殺し方も、銃でバンバン撃って「ハイ、終了」の効率重視ではなく、血湧き肉躍る感じの非効率なスプラッター路線で殺ろうとしていて珍妙🤣
意味不明をどう解釈するか


「ある日突然、親たちが我が子に対してのみ強い殺意をもつ」という意味不明な設定をどう解釈するか。
作中でわかりやすい説明はされないし、オチも投げっぱなしで原因は謎のまま。プライムビデオのカスタマーレビューでは、「意味不明でつまらない」「父ちゃん、母ちゃんが必死に我が子を殺そうとする姿をみて応援したくなった」など、評価ががっつり分かれていて興味深かった。
僕の解釈は「”親”を評価する際のステレオタイプの対極を描くブラック・コメディ」だ。
ワールドワイドに売り出すことを想定した映画などでステレオタイプに描かれる親の姿は大別して2種類。「善い親」と「悪い親」だ。
「善い親」は我が子を深く愛していて、自己犠牲や苦労を厭わない。対して、「悪い親」は我が子に対する愛情がなく、身体的・精神的な虐待や育児放棄を行う極端な悪人として描かれる。どちらも偏りが大きい。
今作に登場する狂気に陥った親たちは「我が子を愛しているが、殺したい」だ。
愛情 | 親としての働き | |
善い親 | 深い愛情 | 自己犠牲、苦労を厭わない |
悪い親 | 愛情に欠ける | 虐待、育児放棄 |
『マッド・ダディ』の親たち | 深い愛情 | 殺意 |
”当たり前”とされる価値観や道徳とズレたこと・逆のことをするのがコメディ。ネガティブなユーモアを絡めるとブラック・コメディになる。

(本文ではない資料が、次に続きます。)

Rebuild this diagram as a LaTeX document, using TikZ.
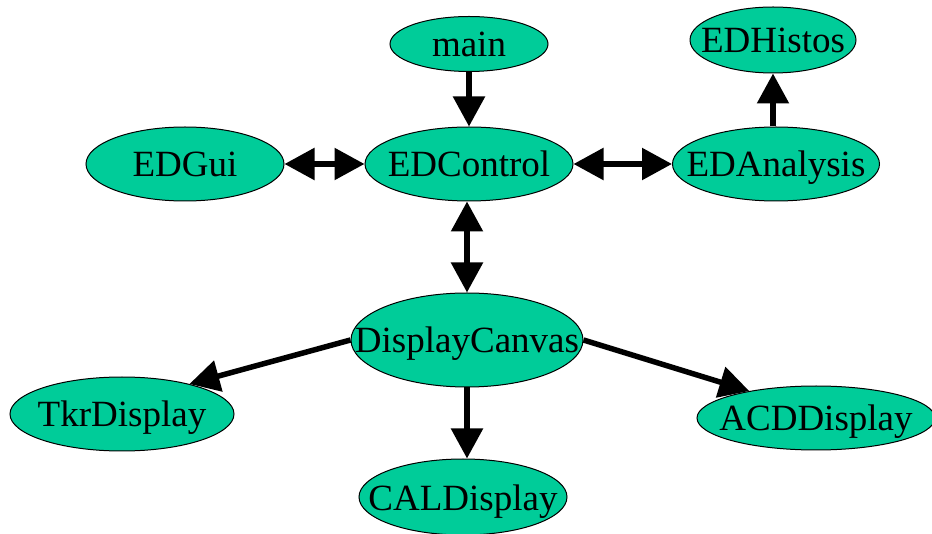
\documentclass[tikz,border=0pt]{standalone}
\usepackage{fontspec}
\setmainfont{Liberation Serif}
\usetikzlibrary{shapes.geometric,arrows.meta}
\definecolor{nodefill}{RGB}{0,204,153}
\newcommand{\ndtext}[1]{\makebox[0pt]{\smash{\raisebox{-13pt}{#1}}}}
\begin{document}
\begin{tikzpicture}[x=1pt,y=-1pt,
  nd/.style={ellipse,draw=black,line width=1pt,fill=nodefill,inner sep=0pt,
    font=\fontsize{37}{37}\selectfont},
  conn/.style={line width=5.5pt,-{Triangle[length=30pt,width=31pt]}},
  bconn/.style={line width=5.5pt,{Triangle[length=30pt,width=31pt]}-{Triangle[length=30pt,width=31pt]}}]
\useasboundingbox (0,0) rectangle (932,534);
\node[nd,minimum width=158pt,minimum height=55pt] (main) at (469,44) {\ndtext{main}};
\node[nd,minimum width=208pt,minimum height=74pt] (edc) at (469,164) {\ndtext{EDControl}};
\node[nd,minimum width=198pt,minimum height=74pt] (edgui) at (185,164) {\ndtext{EDGui}};
\node[nd,minimum width=207pt,minimum height=74pt] (eda) at (776,164) {\ndtext{EDAnalysis}};
\node[nd,minimum width=166pt,minimum height=66pt] (edh) at (773,40) {\ndtext{EDHistos}};
\node[nd,minimum width=232pt,minimum height=94pt] (dc) at (467,340) {\ndtext{DisplayCanvas}};
\node[nd,minimum width=224pt,minimum height=74pt] (tkr) at (122,414) {\ndtext{TkrDisplay}};
\node[nd,minimum width=208pt,minimum height=76pt] (cal) at (463,497) {\ndtext{CALDisplay}};
\node[nd,minimum width=238pt,minimum height=64pt] (acd) at (816,418) {\ndtext{ACDDisplay}};
\draw[conn] (main) -- (edc);
\draw[bconn] (edgui) -- (edc);
\draw[bconn] (edc) -- (eda);
\draw[conn] (eda.north -| edh.south) -- (edh.south);
\draw[bconn] (edc.south -| dc.north) -- (dc.north);
\draw[conn] (dc.south) -- (dc.south |- cal.north);
\draw[conn] (dc.west) -- (tkr.24);
\draw[conn] (dc.east) -- (acd.158);
\end{tikzpicture}
\end{document}
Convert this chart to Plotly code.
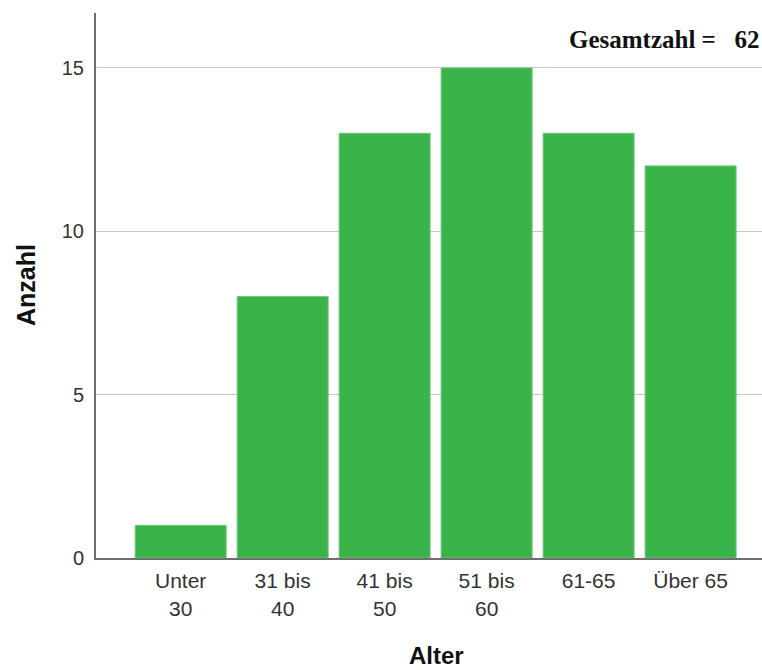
import plotly.graph_objects as go

categories = ["Unter<br>30", "31 bis<br>40", "41 bis<br>50", "51 bis<br>60", "61-65", "Über 65"]
counts = [1, 8, 13, 15, 13, 12]
total_label = "Gesamtzahl =&nbsp;&nbsp;&nbsp;62"
y_ticks = [0, 5, 10, 15]

W, H = 762, 670
L, R, T, B = 96, 0, 13, 112
PW = W - L - R
PH = H - T - B

fig = go.Figure(go.Bar(
    x=list(range(len(categories))),
    y=counts,
    marker=dict(color="#3bb34b", line=dict(color="#6cc878", width=1)),
    hoverinfo="skip",
))

fig.update_layout(
    width=W, height=H,
    margin=dict(l=L, r=R, t=T, b=B),
    paper_bgcolor="white", plot_bgcolor="white",
    bargap=0.108,
    showlegend=False,
    font=dict(family="Liberation Sans, Arial, sans-serif", size=21, color="#333333"),
    xaxis=dict(
        range=[-0.83, 5.70],
        tickmode="array",
        tickvals=list(range(len(categories))),
        ticktext=categories,
        ticks="",
        ticklabelstandoff=3,
        showgrid=False,
        zeroline=False,
        showline=True, linecolor="#6e6e6e", linewidth=2,
        tickfont=dict(size=21, color="#333333"),
    ),
    yaxis=dict(
        range=[0, 16.68],
        tickmode="array",
        tickvals=y_ticks,
        ticks="",
        ticklabelstandoff=6,
        showgrid=True, gridcolor="#c8c8c8", gridwidth=1,
        zeroline=False,
        showline=True, linecolor="#6e6e6e", linewidth=2,
        tickfont=dict(size=20, color="#333333"),
    ),
    annotations=[
        dict(text="<b>" + total_label + "</b>", xref="paper", yref="paper",
             x=1, y=(558 - 40) / PH, xanchor="right", yanchor="middle",
             showarrow=False,
             font=dict(family="Liberation Serif, Times New Roman, serif", size=25, color="#111111")),
        dict(text="<b>Anzahl</b>", xref="paper", yref="paper",
             x=-(96 - 26) / PW, y=(558 - 285) / PH, xanchor="center", yanchor="middle",
             textangle=-90, showarrow=False,
             font=dict(size=25, color="#111111")),
        dict(text="<b>Alter</b>", xref="paper", yref="paper",
             x=(436 - 96) / PW, y=-(655 - 558) / PH, xanchor="center", yanchor="middle",
             showarrow=False,
             font=dict(size=24, color="#111111")),
    ],
)

fig.write_html("out.html",
               config={"displayModeBar": False},
               post_script="document.body.style.margin='0';document.body.style.overflow='hidden';")
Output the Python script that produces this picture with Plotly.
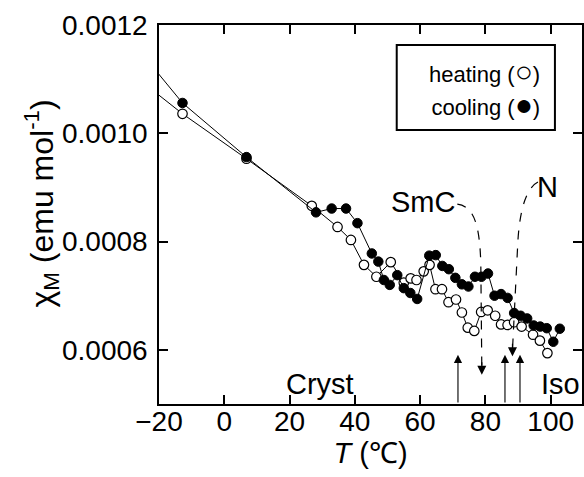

善きにせよ悪しきにせよ幅を利かせている価値観や道徳を笑い飛ばそうとすると、本作のような「我が子を愛しているが、殺したい」という「善い親」でも「悪い親」でもない奇妙な設定になるのかなと思った。
母「あなたたちを世界中の何よりも愛してる」
父「でもパパたちは――、時々だけど無性にお前たちを――!!!」
で終わるラストが印象的だった。
他にも色々な説が考察されていた。
- わがままな子供たちに対する親たちのヒステリー説
- 単に不道徳なバイオレンスを描いている説
- リアルに存在する言動の不一致の非道い親説
解釈に余地のあるお話は色々想像できて楽しい🤔
邦題の違和感
邦題は『マッド・ダディ』。原題は『Mom and Dad』。
ダディ(父親)だけがマッド(気が狂う)になるわけではなく、母親たちもちゃんと気が狂っている作品なので、邦題には違和感があった。
ネームバリューのあるニコラス・ケイジを前面に出して売るためかもしれないが、しっくりこない感じを拭えなかった。
本作はそうでもないだろうけど、邦題で損している作品は結構あるように思える。いかにもって感じで、ある種の指向を示唆しているのに、実際に観てみたらイメージと全然違っていた、なんて作品が特にB級映画に多い印象。